>> start

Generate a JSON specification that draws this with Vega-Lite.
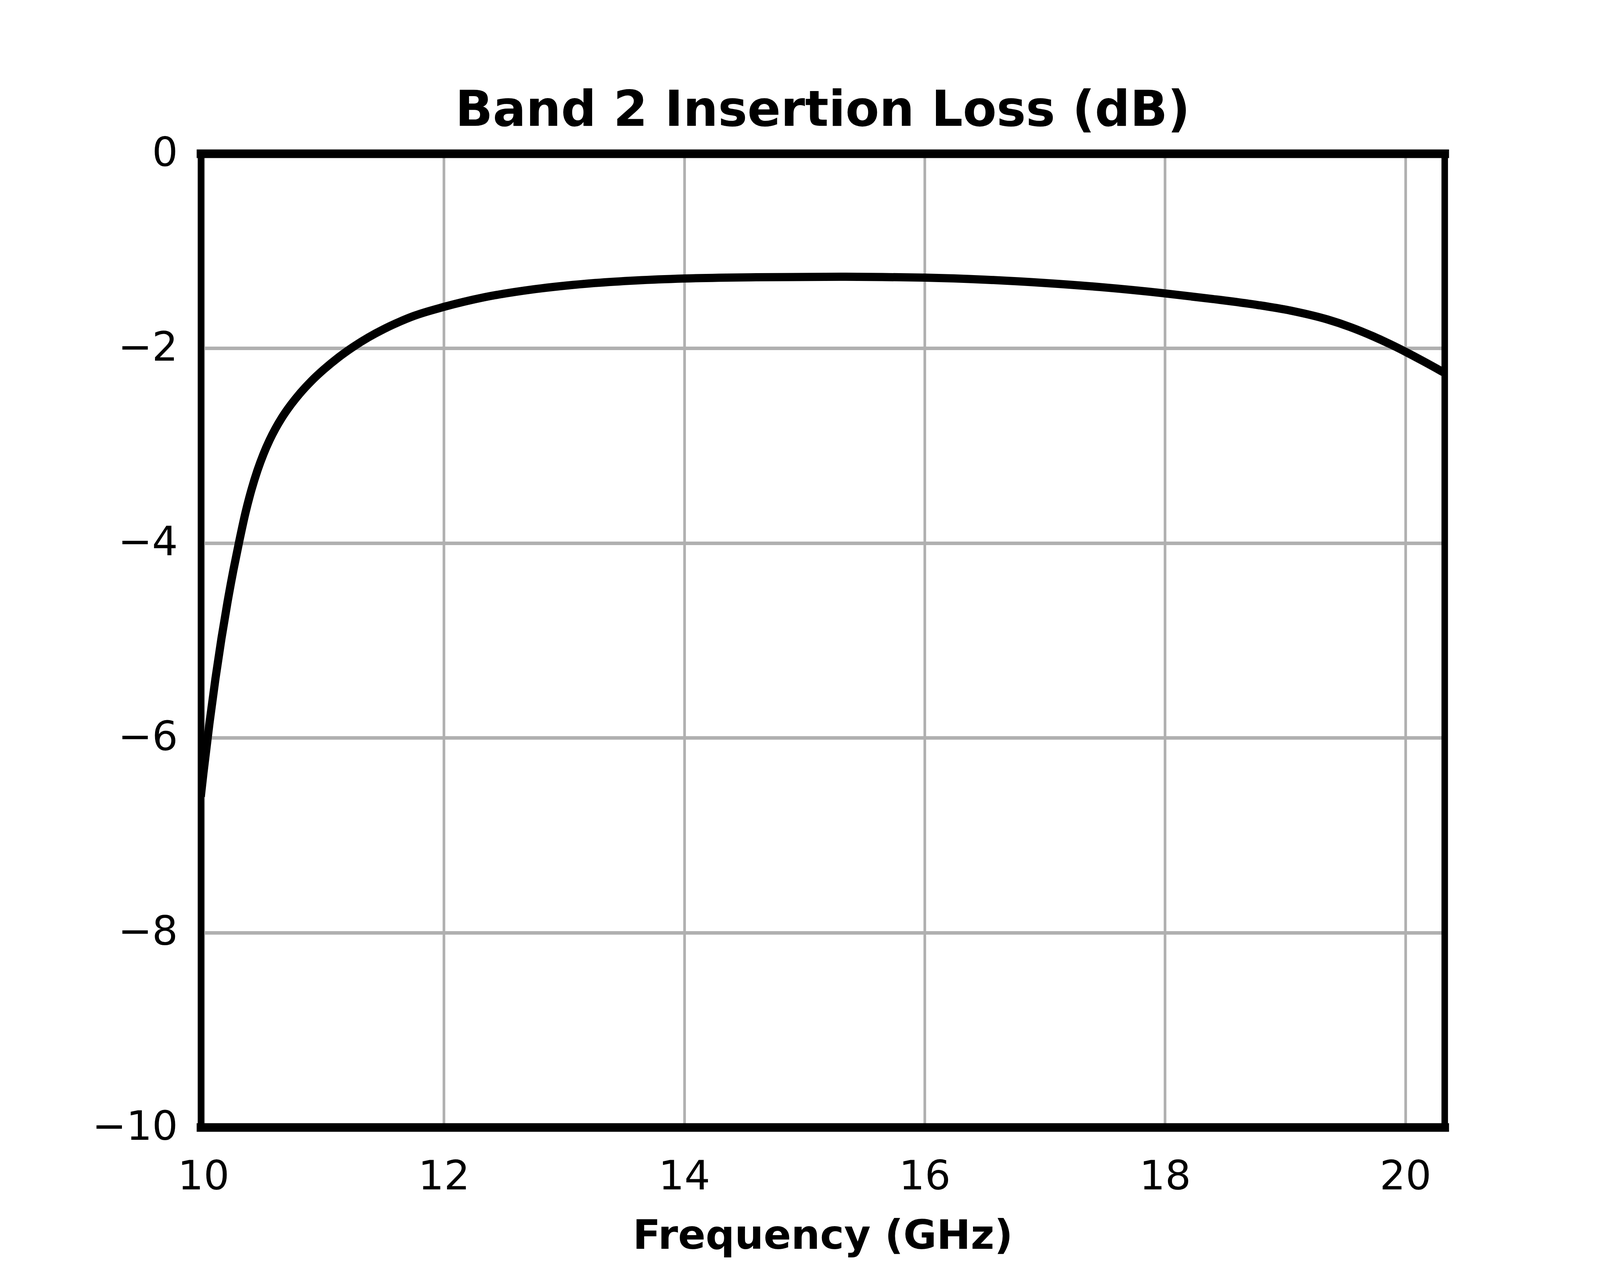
{
  "$schema": "https://vega.github.io/schema/vega-lite/v6.json",
  "width": 4096,
  "height": 3240,
  "autosize": {"type": "fit", "contains": "padding"},
  "padding": {"left": 235, "right": 398, "top": 221, "bottom": 24},
  "background": "white",
  "title": {
    "text": "Band 2 Insertion Loss (dB)",
    "font": "DejaVu Sans",
    "fontSize": 126,
    "fontWeight": "bold",
    "color": "black",
    "anchor": "middle",
    "frame": "group",
    "baseline": "alphabetic",
    "limit": 0,
    "offset": -107
  },
  "config": {
    "view": {"stroke": null},
    "font": "DejaVu Sans",
    "axis": {
      "domainColor": "black",
      "domainCap": "square",
      "ticks": false,
      "tickSize": 0,
      "gridColor": "#b0b0b0",
      "gridOpacity": 1,
      "labelFont": "DejaVu Sans",
      "labelFontSize": 104,
      "labelColor": "black",
      "labelFlush": false,
      "labelOverlap": false,
      "labelBound": false,
      "labelLimit": 0,
      "titleFont": "DejaVu Sans",
      "titleFontSize": 104,
      "titleFontWeight": "bold",
      "titleColor": "black",
      "titleLimit": 0,
      "minExtent": 0,
      "maxExtent": 3000
    }
  },
  "data": {
    "values": [
      {"freq": 9.978, "loss": -6.604},
      {"freq": 10.0, "loss": -6.362},
      {"freq": 10.05, "loss": -5.852},
      {"freq": 10.1, "loss": -5.393},
      {"freq": 10.15, "loss": -4.98},
      {"freq": 10.2, "loss": -4.609},
      {"freq": 10.25, "loss": -4.274},
      {"freq": 10.295, "loss": -4.0},
      {"freq": 10.35, "loss": -3.688},
      {"freq": 10.4, "loss": -3.451},
      {"freq": 10.45, "loss": -3.252},
      {"freq": 10.5, "loss": -3.085},
      {"freq": 10.55, "loss": -2.944},
      {"freq": 10.6, "loss": -2.823},
      {"freq": 10.65, "loss": -2.718},
      {"freq": 10.7, "loss": -2.626},
      {"freq": 10.8, "loss": -2.468},
      {"freq": 10.9, "loss": -2.334},
      {"freq": 11.0, "loss": -2.219},
      {"freq": 11.125, "loss": -2.092},
      {"freq": 11.25, "loss": -1.982},
      {"freq": 11.375, "loss": -1.886},
      {"freq": 11.5, "loss": -1.803},
      {"freq": 11.625, "loss": -1.731},
      {"freq": 11.75, "loss": -1.668},
      {"freq": 12.0, "loss": -1.575},
      {"freq": 12.34, "loss": -1.475},
      {"freq": 12.76, "loss": -1.392},
      {"freq": 13.19, "loss": -1.336},
      {"freq": 13.6, "loss": -1.303},
      {"freq": 14.0, "loss": -1.283},
      {"freq": 14.6, "loss": -1.27},
      {"freq": 15.3, "loss": -1.265},
      {"freq": 15.65, "loss": -1.268},
      {"freq": 16.0, "loss": -1.274},
      {"freq": 16.5, "loss": -1.295},
      {"freq": 17.0, "loss": -1.329},
      {"freq": 17.46, "loss": -1.371},
      {"freq": 18.0, "loss": -1.436},
      {"freq": 18.4, "loss": -1.494},
      {"freq": 18.78, "loss": -1.557},
      {"freq": 19.07, "loss": -1.619},
      {"freq": 19.35, "loss": -1.703},
      {"freq": 19.54, "loss": -1.781},
      {"freq": 19.73, "loss": -1.876},
      {"freq": 19.92, "loss": -1.985},
      {"freq": 20.0, "loss": -2.035},
      {"freq": 20.147, "loss": -2.131},
      {"freq": 20.3, "loss": -2.235},
      {"freq": 20.326, "loss": -2.253}
    ]
  },
  "resolve": {"axis": {"x": "independent", "y": "independent"}},
  "layer": [
    {
      "mark": {
        "type": "line",
        "color": "black",
        "strokeWidth": 21,
        "interpolate": "monotone",
        "clip": true
      },
      "encoding": {
        "x": {
          "field": "freq",
          "type": "quantitative",
          "scale": {"domain": [9.978, 20.326], "nice": false, "zero": false},
          "axis": {
            "orient": "bottom",
            "values": [10, 12, 14, 16, 18, 20],
            "grid": true,
            "gridWidth": 6.8,
            "domainWidth": 22,
            "labelPadding": 76,
            "title": "Frequency (GHz)",
            "titlePadding": 49
          }
        },
        "y": {
          "field": "loss",
          "type": "quantitative",
          "scale": {"domain": [-10, 0], "nice": false, "zero": false},
          "axis": {
            "orient": "left",
            "values": [-10, -8, -6, -4, -2, 0],
            "grid": true,
            "gridWidth": 9,
            "domainWidth": 16.7,
            "labelPadding": 59,
            "title": null
          }
        }
      }
    },
    {
      "mark": {"type": "line", "opacity": 0},
      "encoding": {
        "x": {
          "field": "freq",
          "type": "quantitative",
          "axis": {
            "orient": "top",
            "labels": false,
            "grid": false,
            "domainWidth": 22,
            "title": null
          }
        },
        "y": {
          "field": "loss",
          "type": "quantitative",
          "axis": {
            "orient": "right",
            "labels": false,
            "grid": false,
            "domainWidth": 16.7,
            "title": null
          }
        }
      }
    }
  ]
}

>> end

[Instruction]: Quote the data above in full, leaving out the pictures it holds.

[Task response]:
Generate a JSON specification that draws this with Vega-Lite.
{
  "$schema": "https://vega.github.io/schema/vega-lite/v6.json",
  "width": 4096,
  "height": 3240,
  "autosize": {"type": "fit", "contains": "padding"},
  "padding": {"left": 235, "right": 398, "top": 221, "bottom": 24},
  "background": "white",
  "title": {
    "text": "Band 2 Insertion Loss (dB)",
    "font": "DejaVu Sans",
    "fontSize": 126,
    "fontWeight": "bold",
    "color": "black",
    "anchor": "middle",
    "frame": "group",
    "baseline": "alphabetic",
    "limit": 0,
    "offset": -107
  },
  "config": {
    "view": {"stroke": null},
    "font": "DejaVu Sans",
    "axis": {
      "domainColor": "black",
      "domainCap": "square",
      "ticks": false,
      "tickSize": 0,
      "gridColor": "#b0b0b0",
      "gridOpacity": 1,
      "labelFont": "DejaVu Sans",
      "labelFontSize": 104,
      "labelColor": "black",
      "labelFlush": false,
      "labelOverlap": false,
      "labelBound": false,
      "labelLimit": 0,
      "titleFont": "DejaVu Sans",
      "titleFontSize": 104,
      "titleFontWeight": "bold",
      "titleColor": "black",
      "titleLimit": 0,
      "minExtent": 0,
      "maxExtent": 3000
    }
  },
  "data": {
    "values": [
      {"freq": 9.978, "loss": -6.604},
      {"freq": 10.0, "loss": -6.362},
      {"freq": 10.05, "loss": -5.852},
      {"freq": 10.1, "loss": -5.393},
      {"freq": 10.15, "loss": -4.98},
      {"freq": 10.2, "loss": -4.609},
      {"freq": 10.25, "loss": -4.274},
      {"freq": 10.295, "loss": -4.0},
      {"freq": 10.35, "loss": -3.688},
      {"freq": 10.4, "loss": -3.451},
      {"freq": 10.45, "loss": -3.252},
      {"freq": 10.5, "loss": -3.085},
      {"freq": 10.55, "loss": -2.944},
      {"freq": 10.6, "loss": -2.823},
      {"freq": 10.65, "loss": -2.718},
      {"freq": 10.7, "loss": -2.626},
      {"freq": 10.8, "loss": -2.468},
      {"freq": 10.9, "loss": -2.334},
      {"freq": 11.0, "loss": -2.219},
      {"freq": 11.125, "loss": -2.092},
      {"freq": 11.25, "loss": -1.982},
      {"freq": 11.375, "loss": -1.886},
      {"freq": 11.5, "loss": -1.803},
      {"freq": 11.625, "loss": -1.731},
      {"freq": 11.75, "loss": -1.668},
      {"freq": 12.0, "loss": -1.575},
      {"freq": 12.34, "loss": -1.475},
      {"freq": 12.76, "loss": -1.392},
      {"freq": 13.19, "loss": -1.336},
      {"freq": 13.6, "loss": -1.303},
      {"freq": 14.0, "loss": -1.283},
      {"freq": 14.6, "loss": -1.27},
      {"freq": 15.3, "loss": -1.265},
      {"freq": 15.65, "loss": -1.268},
      {"freq": 16.0, "loss": -1.274},
      {"freq": 16.5, "loss": -1.295},
      {"freq": 17.0, "loss": -1.329},
      {"freq": 17.46, "loss": -1.371},
      {"freq": 18.0, "loss": -1.436},
      {"freq": 18.4, "loss": -1.494},
      {"freq": 18.78, "loss": -1.557},
      {"freq": 19.07, "loss": -1.619},
      {"freq": 19.35, "loss": -1.703},
      {"freq": 19.54, "loss": -1.781},
      {"freq": 19.73, "loss": -1.876},
      {"freq": 19.92, "loss": -1.985},
      {"freq": 20.0, "loss": -2.035},
      {"freq": 20.147, "loss": -2.131},
      {"freq": 20.3, "loss": -2.235},
      {"freq": 20.326, "loss": -2.253}
    ]
  },
  "resolve": {"axis": {"x": "independent", "y": "independent"}},
  "layer": [
    {
      "mark": {
        "type": "line",
        "color": "black",
        "strokeWidth": 21,
        "interpolate": "monotone",
        "clip": true
      },
      "encoding": {
        "x": {
          "field": "freq",
          "type": "quantitative",
          "scale": {"domain": [9.978, 20.326], "nice": false, "zero": false},
          "axis": {
            "orient": "bottom",
            "values": [10, 12, 14, 16, 18, 20],
            "grid": true,
            "gridWidth": 6.8,
            "domainWidth": 22,
            "labelPadding": 76,
            "title": "Frequency (GHz)",
            "titlePadding": 49
          }
        },
        "y": {
          "field": "loss",
          "type": "quantitative",
          "scale": {"domain": [-10, 0], "nice": false, "zero": false},
          "axis": {
            "orient": "left",
            "values": [-10, -8, -6, -4, -2, 0],
            "grid": true,
            "gridWidth": 9,
            "domainWidth": 16.7,
            "labelPadding": 59,
            "title": null
          }
        }
      }
    },
    {
      "mark": {"type": "line", "opacity": 0},
      "encoding": {
        "x": {
          "field": "freq",
          "type": "quantitative",
          "axis": {
            "orient": "top",
            "labels": false,
            "grid": false,
            "domainWidth": 22,
            "title": null
          }
        },
        "y": {
          "field": "loss",
          "type": "quantitative",
          "axis": {
            "orient": "right",
            "labels": false,
            "grid": false,
            "domainWidth": 16.7,
            "title": null
          }
        }
      }
    }
  ]
}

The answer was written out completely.